Lead is a very toxic material and I am very happy this is no longer used for soldering (thanks EU!)
It’s not that toxic, I can buy big sheets of it to put on my roof.
More difficult to buy a reel of it in solder form though.
House might slide into the ocean, a sinkhole, or burn up in a wildfire. There’s your pollution.
The Notre Dame cathedral fire scattered a large amount of burned up lead downwind from all the lead roofing that vaporized and oxidized in the heat.
It’s been there for 350 years, so that’s unlikely, but I grant you the Notre Dame scenario might happen.
I have some devices (Hard drives and radio gear) that are more than 20 years old, that have easily been thermal cycled way more times than the SSD in the Article, and still work flawlessly. I have only ever had modern equipment with lead free solder fail in this way, where a joint has opened due to thermal cycling, and a reflow our touch up has solved the problem. I have at least two High Dollar video cards, ROHS compliant, mind you, i.e. built with lead free solder, that have failed in exactly this way. This is not something I ever saw with equipment built with traditional solder alloys, ever. Only time I ever saw traditional joints fail is when the joint was poorly made (a possibility here, but unlikely considering modern inspection techniques and reflow processes), or the device experienced physical shock that ‘removed’ the parts in question from the board all together, or over heated to the point that the solder partially melted or became ‘plastic’ due to excessive heat and poor thermal design. Hence my ‘suspicion’ that it is related to the solder chemistry. Per the article, a reflow cycle ‘fixed’ the problem. Solder related by default. SSD ‘s are newer devices built per ROHS, lead free solder would have been used to assemble the device.
I’d put more of the blame on poor BGA soldering than the solder alloy used. Most devices using BGA chips are from the lead-free era though.
With leadfree, it’s a bit of a gamble whether the BGA pads or the solder joint fails first. Making the joint stronger would just damage the chip in same conditions.
Pretty clear from your comment and the article what the problem was, poor thermal design. It should not run that hot, and then it failed.
I have heard — but can confirm — that tire balance weights add more lead to the environment than solder ever did… seems likely.
They have switched to steel/iron as well.
Reminds me of an HP laser printer I owned several years ago. It would randomly fail due to this, and I would take it apart and reflow the board again.

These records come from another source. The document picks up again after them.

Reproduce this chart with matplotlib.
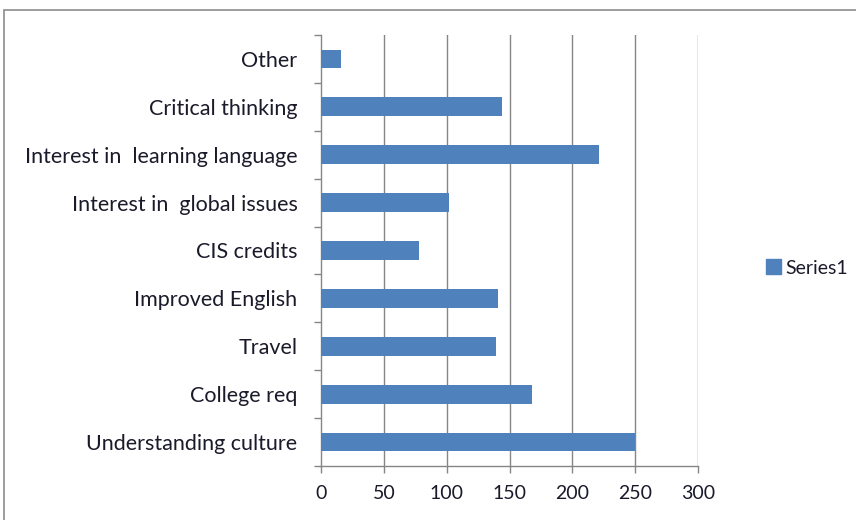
import matplotlib
matplotlib.use("Agg")
import matplotlib.pyplot as plt
from matplotlib.patches import Rectangle, Patch
from matplotlib.ticker import FixedLocator

categories = ["Understanding culture", "College req", "Travel", "Improved English",
              "CIS credits", "Interest in  global issues", "Interest in  learning language",
              "Critical thinking", "Other"]
values = [250, 168, 139, 141, 78, 102, 221, 144, 16]
x_ticks = [0, 50, 100, 150, 200, 250, 300]
series_name = "Series1"

plt.rcParams['font.family'] = ['Lato', 'DejaVu Sans']
bar_color = "#4F81BD"
grid_color = "#868686"
text_color = "#1a1a2a"

fig = plt.figure(figsize=(8.56, 5.2), dpi=100)
fig.patches.append(Rectangle((4/856, -0.05), 1.0, 1 - 10/520 + 0.05, transform=fig.transFigure,
                             fill=False, edgecolor="#8c8c8c", linewidth=1.2))
ax = fig.add_axes([321/856, 1 - 466/520, (698 - 321)/856, (466 - 35)/520])

y = list(range(len(categories)))
ax.barh(y, values, height=0.39, color=bar_color, zorder=3)
ax.set_xlim(0, 300)
ax.set_ylim(-0.5, len(categories) - 0.5)
ax.set_xticks(x_ticks)
ax.set_xticklabels([str(t) for t in x_ticks], fontsize=14, color=text_color)
ax.set_yticks(y)
ax.set_yticklabels(categories, fontsize=15.5, color=text_color)
ax.tick_params(axis='y', length=0, pad=17)
ax.yaxis.set_minor_locator(FixedLocator([i - 0.5 for i in range(len(categories) + 1)]))
ax.tick_params(axis='y', which='minor', length=5, color=grid_color, direction='out', width=1)
ax.tick_params(axis='x', length=5, color=grid_color, width=1, pad=9)
for xv in x_ticks[1:]:
    ax.axvline(xv, color=grid_color, linewidth=1, zorder=1)
for s in ["top", "right"]:
    ax.spines[s].set_visible(False)
for s in ["left", "bottom"]:
    ax.spines[s].set_color(grid_color)
    ax.spines[s].set_linewidth(1)

leg = fig.legend(handles=[Patch(color=bar_color, label=series_name)], loc="center left",
                 bbox_to_anchor=(748/856, 1 - 268/520), frameon=False, fontsize=14,
                 handlelength=0.8, handleheight=0.8, handletextpad=0.2,
                 labelcolor=text_color)

fig.savefig("out.png", dpi=100)
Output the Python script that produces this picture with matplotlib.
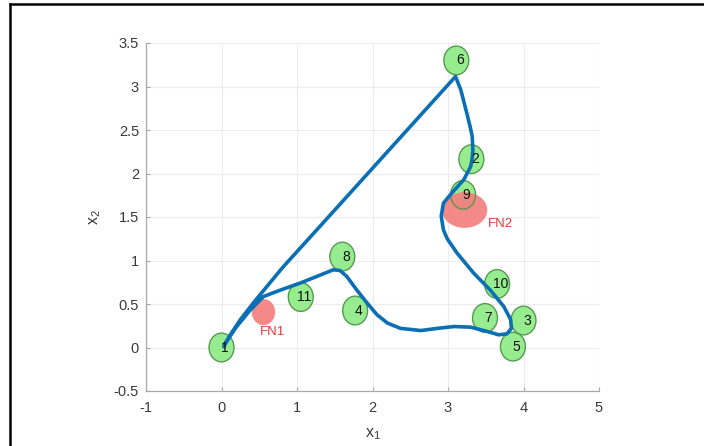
import matplotlib
matplotlib.use("Agg")
import matplotlib.pyplot as plt
from matplotlib.patches import Circle, Ellipse
from matplotlib.lines import Line2D

# node positions (numbered waypoints)
node_ids = [1, 2, 3, 4, 5, 6, 7, 8, 9, 10, 11]
node_x = [0.0, 3.31, 4.00, 1.77, 3.86, 3.11, 3.49, 1.60, 3.20, 3.65, 1.05]
node_y = [0.0, 2.165, 0.31, 0.425, 0.01, 3.30, 0.34, 1.045, 1.755, 0.73, 0.58]
node_r = 0.165

# false negatives: centre, half-width, half-height
fn_names = ["FN1", "FN2"]
fn_x = [0.556, 3.22]
fn_y = [0.407, 1.58]
fn_rx = [0.155, 0.30]
fn_ry = [0.15, 0.205]
fn_label_x = [0.67, 3.69]
fn_label_y = [0.18, 1.42]

# planned route
route_x = [0.03, 0.12, 0.25, 0.42, 0.60, 0.82, 1.04, 1.27, 3.10,
           3.17, 3.25, 3.29, 3.32, 3.33, 3.32, 3.30, 3.21, 3.05, 2.94, 2.91, 2.94, 2.99,
           3.12, 3.34, 3.56, 3.74, 3.83, 3.84, 3.78, 3.67, 3.52, 3.30, 3.08,
           2.86, 2.64, 2.37, 2.20, 2.06, 1.93, 1.79, 1.66, 1.57, 1.48, 1.26,
           1.04, 0.78, 0.556, 0.38, 0.20, 0.05]
route_y = [0.01, 0.15, 0.32, 0.51, 0.70, 0.93, 1.14, 1.36, 3.115,
           2.96, 2.69, 2.55, 2.43, 2.27, 2.17, 2.08, 1.93, 1.775, 1.66, 1.51, 1.35, 1.25,
           1.085, 0.855, 0.66, 0.47, 0.32, 0.22, 0.157, 0.146, 0.184, 0.234, 0.241,
           0.22, 0.195, 0.22, 0.28, 0.376, 0.51, 0.663, 0.816, 0.885, 0.893, 0.816,
           0.74, 0.66, 0.586, 0.43, 0.24, 0.05]

plt.rcParams.update({
    "font.family": ["Liberation Sans", "DejaVu Sans"],
    "mathtext.fontset": "custom",
    "mathtext.rm": "Liberation Sans",
    "mathtext.it": "Liberation Sans",
})

fig = plt.figure(figsize=(7.04, 4.46), dpi=100)
ax = fig.add_axes([146 / 704, 1 - 391 / 446, 453 / 704, 348 / 446])

# green node discs
for x, y in zip(node_x, node_y):
    ax.add_patch(Circle((x, y), node_r, facecolor="#96ec8e", edgecolor="none", zorder=2))

# red false-negative areas
for x, y, rx, ry in zip(fn_x, fn_y, fn_rx, fn_ry):
    ax.add_patch(Ellipse((x, y), 2 * rx, 2 * ry, facecolor="#f47f7f", edgecolor="none",
                         alpha=0.92, zorder=3))

# node outlines on top
for x, y in zip(node_x, node_y):
    ax.add_patch(Circle((x, y), node_r, facecolor="none", edgecolor="#569a52",
                        linewidth=1.0, zorder=4))

ax.plot(route_x, route_y, color="#0a6fb5", linewidth=2.6, solid_capstyle="round",
        solid_joinstyle="round", zorder=5)

for i, x, y in zip(node_ids, node_x, node_y):
    ax.annotate(str(i), (x, y), xytext=(2.5, 0), textcoords="offset points",
                ha="center", va="center", fontsize=10, color="#111111", zorder=6)

for name, x, y in zip(fn_names, fn_label_x, fn_label_y):
    ax.text(x, y, name, ha="center", va="center", fontsize=9.5, color="#e23b3b", zorder=6)

ax.set_xlim(-1, 5)
ax.set_ylim(-0.5, 3.5)
ax.set_xticks([-1, 0, 1, 2, 3, 4, 5])
ax.set_yticks([-0.5, 0, 0.5, 1, 1.5, 2, 2.5, 3, 3.5])
ax.set_xticklabels(["-1", "0", "1", "2", "3", "4", "5"])
ax.set_yticklabels(["-0.5", "0", "0.5", "1", "1.5", "2", "2.5", "3", "3.5"])
ax.grid(True, color="#ececec", linewidth=0.8)
ax.set_axisbelow(True)
for s in ["top", "right"]:
    ax.spines[s].set_visible(False)
for s in ["left", "bottom"]:
    ax.spines[s].set_color("#a8a8a8")
    ax.spines[s].set_linewidth(0.9)
ax.tick_params(axis="both", direction="in", length=3, color="#a8a8a8", labelcolor="#3a3a3a",
               labelsize=10.5)
ax.tick_params(axis="x", pad=7)
ax.tick_params(axis="y", pad=5)

ax.set_xlabel(r"x$_1$", fontsize=11.5, color="#3a3a3a", labelpad=8)
ax.set_ylabel(r"x$_2$", fontsize=11.5, color="#3a3a3a", labelpad=8)

# black frame (left and top edges visible in the reference)
fig.add_artist(Line2D([10 / 704, 10 / 704], [0, 1 - 4 / 446], color="black", linewidth=1.8,
                      transform=fig.transFigure))
fig.add_artist(Line2D([10 / 704, 1], [1 - 4 / 446, 1 - 4 / 446], color="black", linewidth=1.8,
                      transform=fig.transFigure))

fig.savefig("out.png", dpi=100)
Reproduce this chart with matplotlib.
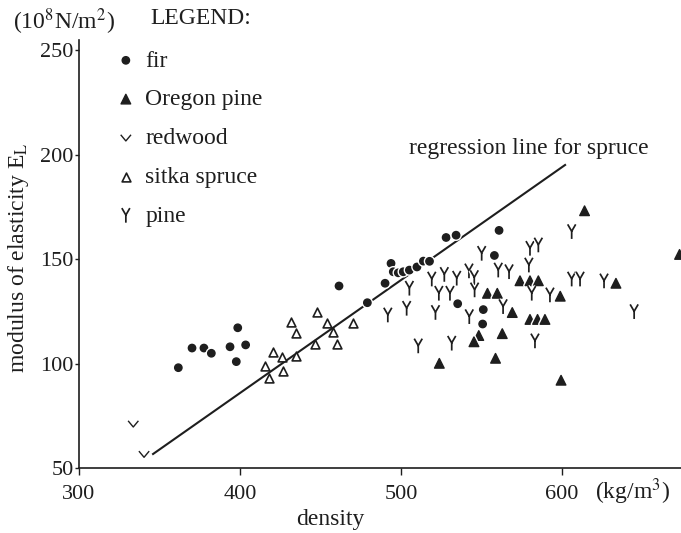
import numpy as np
import matplotlib
matplotlib.use("Agg")
import matplotlib.pyplot as plt
import matplotlib.patheffects as pe
from matplotlib.path import Path

# valores (densidade kg/m3, modulo 10^8 N/m2)
fir_x = [361.7, 370.2, 377.6, 382.2, 393.8, 398.6, 403.5, 397.7, 461.5, 479.1,
         490.1, 493.8, 495.2, 498.3, 501.4, 505.2, 509.9, 513.9, 517.7, 528.0,
         534.2, 560.9, 558.0, 535.2, 551.1, 550.7]
fir_y = [98.0, 107.4, 107.4, 104.9, 108.0, 117.1, 108.9, 100.9, 137.1, 129.1,
         138.4, 147.9, 143.9, 143.4, 143.9, 144.7, 146.2, 149.0, 148.9, 160.3,
         161.4, 163.7, 151.7, 128.6, 125.8, 118.9]

oregon_x = [553.7, 559.8, 573.9, 580.1, 585.3, 598.9, 569.1, 580.1, 584.8, 589.4,
            548.3, 545.3, 562.9, 558.7, 523.8, 599.4, 614.0, 633.5, 673.0]
oregon_y = [133.6, 133.6, 139.6, 139.6, 139.6, 132.2, 124.4, 121.1, 121.1, 121.1,
            113.4, 110.4, 114.3, 102.5, 100.1, 92.0, 173.1, 138.4, 152.2]

redwood_x = [333.7, 340.4]
redwood_y = [71.1, 56.6]

sitka_x = [431.9, 434.8, 447.6, 454.2, 457.6, 470.4, 446.8, 460.4, 434.8, 420.3,
           425.8, 415.8, 426.4, 418.1]
sitka_y = [119.9, 114.4, 124.5, 119.2, 115.2, 119.2, 109.3, 109.2, 103.6, 105.7,
           102.9, 98.8, 96.5, 92.9]

pine_x = [550.1, 580.1, 585.3, 579.4, 560.4, 567.1, 542.2, 519.1, 526.9, 534.6,
          545.5, 545.7, 523.5, 530.4, 505.2, 606.0, 606.0, 611.2, 626.1, 581.2,
          592.5, 563.4, 491.8, 503.5, 521.4, 542.4, 644.8, 510.7, 531.5, 583.2]
pine_y = [152.7, 155.1, 156.7, 147.1, 144.7, 143.9, 144.3, 140.4, 142.6, 140.8,
          141.1, 135.2, 133.6, 133.6, 136.0, 163.1, 140.4, 140.4, 139.5, 133.6,
          132.8, 127.2, 123.2, 126.4, 124.4, 122.4, 124.8, 108.4, 109.7, 110.8]

# reta de regressao para spruce (extremos)
reg_x = [346.0, 601.9]
reg_y = [56.7, 195.0]

xticks = [300, 400, 500, 600]
yticks = [50, 100, 150, 200, 250]

INK = "#1e1e1e"
FS = 17

plt.rcParams['font.family'] = ['Liberation Serif', 'DejaVu Serif']
plt.rcParams['mathtext.fontset'] = 'stix'

# marcadores desenhados a mao
y_marker = Path([(-0.55, 1.0), (0.0, 0.05), (0.55, 1.0), (0.0, 0.05), (0.0, -1.0)],
                [Path.MOVETO, Path.LINETO, Path.LINETO, Path.MOVETO, Path.LINETO])
v_marker = Path([(-1.0, 0.6), (0.0, -0.6), (1.0, 0.6)],
                [Path.MOVETO, Path.LINETO, Path.LINETO])


def main():
    fig = plt.figure(figsize=(6.81, 5.33), dpi=100)
    ax = fig.add_axes([79 / 681, 65 / 533, 602 / 681, 428 / 533])

    halo = [pe.withStroke(linewidth=3, foreground="white")]

    ax.plot(reg_x, reg_y, color=INK, lw=1.5, zorder=2)

    h_fir = ax.scatter(fir_x, fir_y, s=28, marker="o", color=INK, zorder=3,
                       path_effects=halo, label="fir")
    h_or = ax.scatter(oregon_x, oregon_y, s=48, marker="^", color=INK, zorder=3,
                      path_effects=halo, label="Oregon pine")
    h_rw = ax.scatter(redwood_x, redwood_y, s=55, marker=v_marker, facecolors="none",
                      edgecolors=INK, linewidths=1.0, zorder=3, label="redwood")
    h_sp = ax.scatter(sitka_x, sitka_y, s=40, marker="^", facecolors="white",
                      edgecolors=INK, linewidths=1.2, zorder=3, label="sitka spruce")
    h_pi = ax.scatter(pine_x, pine_y, s=110, marker=y_marker, facecolors="none",
                      edgecolors=INK, linewidths=1.25, zorder=3,
                      path_effects=halo, label="pine")

    ax.set_xlim(300, 673.9)
    ax.set_ylim(50, 254.8)
    ax.set_xticks(xticks)
    ax.set_yticks(yticks)
    ax.tick_params(axis="x", direction="out", length=5, width=1, pad=7,
                   labelsize=16, colors=INK)
    ax.tick_params(axis="y", direction="out", length=3, width=1, pad=1,
                   labelsize=16, colors=INK)
    for s in ["top", "right"]:
        ax.spines[s].set_visible(False)
    for s in ["left", "bottom"]:
        ax.spines[s].set_linewidth(1.2)
        ax.spines[s].set_color(INK)

    # textos
    fig.text(13 / 681, 1 - 22 / 533, "(10$^8$N/m$^2$)", fontsize=FS, color=INK,
             ha="left", va="center")
    fig.text(150 / 681, 1 - 19 / 533, "LEGEND:", fontsize=FS, color=INK,
             ha="left", va="center")
    fig.text(19 / 681, 1 - 258 / 533, "modulus of elasticity E$_\\mathrm{L}$",
             fontsize=FS, color=INK, rotation=90, ha="center", va="center")
    fig.text(330 / 681, 1 - 519 / 533, "density", fontsize=FS, color=INK,
             ha="center", va="center")
    fig.text(595 / 681, 1 - 492 / 533, "(kg/m$^3$)", fontsize=FS, color=INK,
             ha="left", va="center")
    fig.text(529 / 681, 1 - 148 / 533, "regression line for spruce", fontsize=FS,
             color=INK, ha="center", va="center")

    ax.legend(handles=[h_fir, h_or, h_rw, h_sp, h_pi], loc="upper left",
              bbox_to_anchor=(117 / 681, 1 - 50 / 533),
              bbox_transform=fig.transFigure, frameon=False, fontsize=FS,
              handlelength=0.75, handletextpad=0.45, labelspacing=0.73,
              borderpad=0, borderaxespad=0, labelcolor=INK)

    fig.savefig("out.png", dpi=100)


if __name__ == "__main__":
    main()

It would last several months and then fail again with the same thing. Eventually I gave up after the connectors were all turned into a gooey mess. I’m sure if leaded eutectic solder was used in it’s manufacture, I’d be using that thing still. Big surprise, it wound up in a landfill instead.
Ah yes, the famous HP LaserJet 2015(??) series I believe.
Have “repaired” several of those.
Even had the opportunity to repair a few of those in a proper lab (IR oven for surface mount stuff & hot air reflow station).
My HP LJ M2727nf still works fine and I only had to repair it once ~10 years ago.
Some stories where husbands reported the bewilderment of their wives when they baked the boards in the kitchen oven were amusing. ;-)
Similar story. LG 55″ TV that would suddenly have all it’s HDMI ports go dead. The motherboard went into the oven and out it came, good as new (just as bad as new, in this case). after a few months the story would repeat. After the 3rd or 4th time, I had my fill. Dismounting this thing from the wall, laying it on the living room floor, disassembling, baking the motherboard, reassembling, and remounting was too much of a chore and made the living room off limits to everyone else in the house during the process. I had even tried adding an extra heat sink to the BGA HDMI processor, to no avail.
It’s now connected via the analog “PC” port, with no further issues.
In days past I have performed data recovery’s with the drive in the freezer to keep it cool enough to stay running during the recovery. My wife would tolerate the recovery computer sitting on top of the fridge.
This is a good excuse to have a little beer fridge in your workshop…. claim it’s for data recovery!